▶ _Exercise_: Transcribe all of the material below word for word and leave out its pictures.

▶ _Available data_:
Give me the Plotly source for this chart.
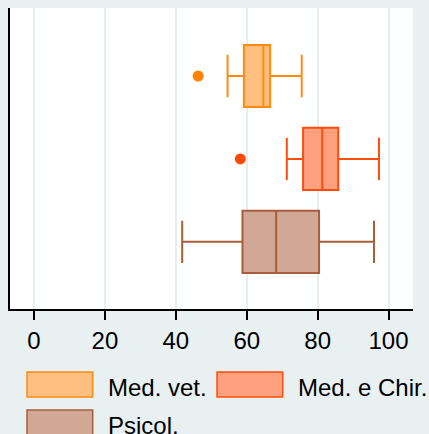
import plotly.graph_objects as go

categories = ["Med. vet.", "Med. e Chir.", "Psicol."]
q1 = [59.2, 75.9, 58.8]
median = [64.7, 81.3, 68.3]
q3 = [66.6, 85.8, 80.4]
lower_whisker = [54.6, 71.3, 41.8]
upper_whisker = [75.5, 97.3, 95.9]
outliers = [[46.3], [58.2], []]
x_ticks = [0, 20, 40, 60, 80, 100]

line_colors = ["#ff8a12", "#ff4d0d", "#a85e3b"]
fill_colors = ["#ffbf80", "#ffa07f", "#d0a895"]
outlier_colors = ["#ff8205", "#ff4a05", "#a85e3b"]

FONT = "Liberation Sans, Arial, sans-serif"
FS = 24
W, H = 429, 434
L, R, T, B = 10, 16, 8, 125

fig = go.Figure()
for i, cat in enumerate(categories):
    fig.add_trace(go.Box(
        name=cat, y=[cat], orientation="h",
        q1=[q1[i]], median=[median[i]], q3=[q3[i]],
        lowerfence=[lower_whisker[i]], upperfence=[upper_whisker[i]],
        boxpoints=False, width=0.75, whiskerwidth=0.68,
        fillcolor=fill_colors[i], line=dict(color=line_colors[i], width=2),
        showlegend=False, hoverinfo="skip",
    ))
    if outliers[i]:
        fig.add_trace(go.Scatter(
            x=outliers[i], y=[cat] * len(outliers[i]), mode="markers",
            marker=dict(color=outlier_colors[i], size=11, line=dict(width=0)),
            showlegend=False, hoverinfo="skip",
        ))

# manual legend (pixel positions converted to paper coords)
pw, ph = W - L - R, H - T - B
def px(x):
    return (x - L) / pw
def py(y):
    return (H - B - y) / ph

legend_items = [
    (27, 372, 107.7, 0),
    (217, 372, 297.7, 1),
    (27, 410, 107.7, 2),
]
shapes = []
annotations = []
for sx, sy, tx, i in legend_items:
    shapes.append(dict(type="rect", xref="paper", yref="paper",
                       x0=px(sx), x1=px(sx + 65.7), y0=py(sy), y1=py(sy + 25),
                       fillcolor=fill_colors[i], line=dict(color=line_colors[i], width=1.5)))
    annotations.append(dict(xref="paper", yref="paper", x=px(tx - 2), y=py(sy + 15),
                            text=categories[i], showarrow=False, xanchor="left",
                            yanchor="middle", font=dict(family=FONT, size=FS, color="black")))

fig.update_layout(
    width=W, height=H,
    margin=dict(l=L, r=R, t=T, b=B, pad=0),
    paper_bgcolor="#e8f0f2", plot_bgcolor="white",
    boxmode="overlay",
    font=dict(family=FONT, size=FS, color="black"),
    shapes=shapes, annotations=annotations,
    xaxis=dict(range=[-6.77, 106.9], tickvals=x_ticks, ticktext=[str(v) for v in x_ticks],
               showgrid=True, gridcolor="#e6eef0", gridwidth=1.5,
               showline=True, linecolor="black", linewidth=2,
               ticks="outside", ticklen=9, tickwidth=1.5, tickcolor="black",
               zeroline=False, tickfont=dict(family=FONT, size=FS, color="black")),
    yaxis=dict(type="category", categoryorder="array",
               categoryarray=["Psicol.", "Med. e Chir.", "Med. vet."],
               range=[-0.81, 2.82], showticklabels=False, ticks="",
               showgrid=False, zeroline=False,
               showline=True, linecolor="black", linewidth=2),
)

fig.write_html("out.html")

▶ _Result of this task_:
Give me the Plotly source for this chart.
import plotly.graph_objects as go

categories = ["Med. vet.", "Med. e Chir.", "Psicol."]
q1 = [59.2, 75.9, 58.8]
median = [64.7, 81.3, 68.3]
q3 = [66.6, 85.8, 80.4]
lower_whisker = [54.6, 71.3, 41.8]
upper_whisker = [75.5, 97.3, 95.9]
outliers = [[46.3], [58.2], []]
x_ticks = [0, 20, 40, 60, 80, 100]

line_colors = ["#ff8a12", "#ff4d0d", "#a85e3b"]
fill_colors = ["#ffbf80", "#ffa07f", "#d0a895"]
outlier_colors = ["#ff8205", "#ff4a05", "#a85e3b"]

FONT = "Liberation Sans, Arial, sans-serif"
FS = 24
W, H = 429, 434
L, R, T, B = 10, 16, 8, 125

fig = go.Figure()
for i, cat in enumerate(categories):
    fig.add_trace(go.Box(
        name=cat, y=[cat], orientation="h",
        q1=[q1[i]], median=[median[i]], q3=[q3[i]],
        lowerfence=[lower_whisker[i]], upperfence=[upper_whisker[i]],
        boxpoints=False, width=0.75, whiskerwidth=0.68,
        fillcolor=fill_colors[i], line=dict(color=line_colors[i], width=2),
        showlegend=False, hoverinfo="skip",
    ))
    if outliers[i]:
        fig.add_trace(go.Scatter(
            x=outliers[i], y=[cat] * len(outliers[i]), mode="markers",
            marker=dict(color=outlier_colors[i], size=11, line=dict(width=0)),
            showlegend=False, hoverinfo="skip",
        ))

# manual legend (pixel positions converted to paper coords)
pw, ph = W - L - R, H - T - B
def px(x):
    return (x - L) / pw
def py(y):
    return (H - B - y) / ph

legend_items = [
    (27, 372, 107.7, 0),
    (217, 372, 297.7, 1),
    (27, 410, 107.7, 2),
]
shapes = []
annotations = []
for sx, sy, tx, i in legend_items:
    shapes.append(dict(type="rect", xref="paper", yref="paper",
                       x0=px(sx), x1=px(sx + 65.7), y0=py(sy), y1=py(sy + 25),
                       fillcolor=fill_colors[i], line=dict(color=line_colors[i], width=1.5)))
    annotations.append(dict(xref="paper", yref="paper", x=px(tx - 2), y=py(sy + 15),
                            text=categories[i], showarrow=False, xanchor="left",
                            yanchor="middle", font=dict(family=FONT, size=FS, color="black")))

fig.update_layout(
    width=W, height=H,
    margin=dict(l=L, r=R, t=T, b=B, pad=0),
    paper_bgcolor="#e8f0f2", plot_bgcolor="white",
    boxmode="overlay",
    font=dict(family=FONT, size=FS, color="black"),
    shapes=shapes, annotations=annotations,
    xaxis=dict(range=[-6.77, 106.9], tickvals=x_ticks, ticktext=[str(v) for v in x_ticks],
               showgrid=True, gridcolor="#e6eef0", gridwidth=1.5,
               showline=True, linecolor="black", linewidth=2,
               ticks="outside", ticklen=9, tickwidth=1.5, tickcolor="black",
               zeroline=False, tickfont=dict(family=FONT, size=FS, color="black")),
    yaxis=dict(type="category", categoryorder="array",
               categoryarray=["Psicol.", "Med. e Chir.", "Med. vet."],
               range=[-0.81, 2.82], showticklabels=False, ticks="",
               showgrid=False, zeroline=False,
               showline=True, linecolor="black", linewidth=2),
)

fig.write_html("out.html")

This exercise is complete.